First, let's get the disappointment out of the way. In this episode, there was very little of the random back and forth you see in the first clip. Contestants do dash around a giant track like a real-life Candyland, but they do it with purpose and deliberation, unlike the clip that shows a man and woman just prancing around with no evident direction, often on the verge of falling.

That said, this show is a riot. The host is Pierre Lalonde. Pierre Lalonde! We get two mixed-gender teams (Can we call them couples? The actual people seem to be both coy and not coy about that at the same time when Pierre asks) who compete for cash--not much of ii--and prizes. One representative of each team stands around a simulated dice table and answers questions, then rolls a die that dictates the movement of their partners on that goofy track. Each space has some associated prize or action. Oh, and you had better believe that everyone is dressed like the late Seventies, baby!

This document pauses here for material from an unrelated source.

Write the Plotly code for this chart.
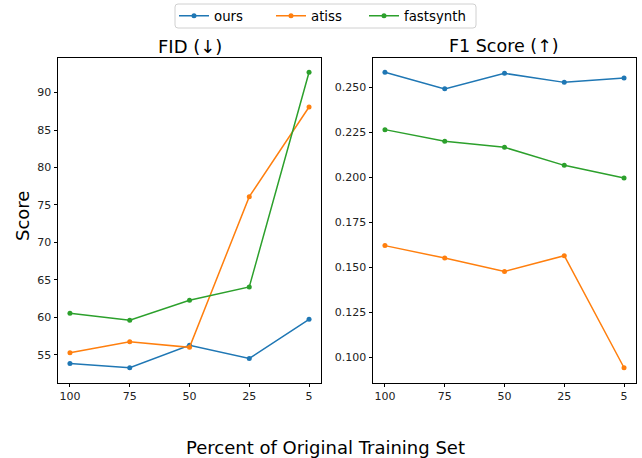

This episode seems like a debut or a very early episode. The direction is amateurish at times. At the beginning, when we meet the players, their backs are mostly to the camera, and we barely see one of them. The main gimmick of the game is seeing someone frolic on that track, yet each time it happens, the show cuts late and we miss the first step. Even Pierre Lalonde--it pains me to say this--forgets a few things. Plus, near the end, when he is counting out the whopping total of $110 in cash to the winners, there is an awkward moment when he says something like, "Let me take this 20 back and give you this." You never see Jim Lange making change on Name That Tune.

The questions are basic trivia material, but the contestants go for it with gusto, especially the ladies. Loretta in this clip seems right out of game show contestant casting, making a running commentary the whole time and reacting to everything. In the beginning, her hapless partner Jim rolls a 3, which means she has to go tot eh "Back 3 Spaces" square and return to the starting point. She pouts in a friendly sort of way that she actually has to go through the motions of walking it out. 

There are multiple awkward moments like this that you don't often see in more polished game shows. Sure, you get bloopers all the time on, say, Family Feud, but you don't see ill-conceived spots like when the woman on the track, after choosing "Brawn" over "Brains," attempts the physical challenge of...peeling two oranges with her bare hands in 15 seconds? Not only is it not even captured well visually, there isn't any kind of timer on the screen. The whole thing just ends, and everyone laughs it off and goes back to the trivia, die rolling, and dashing.

Is the dashing MAD? No, but it sure is goofy, and that is good enough for me to want to see more examples of this. The book TV North calls it a syndicated show from 1979, but the credits clearly show it was on CTV, and Wikipedia says it ran from 1978-1981. A few full episodes are on YouTube. Someone salvage the rest and put them up!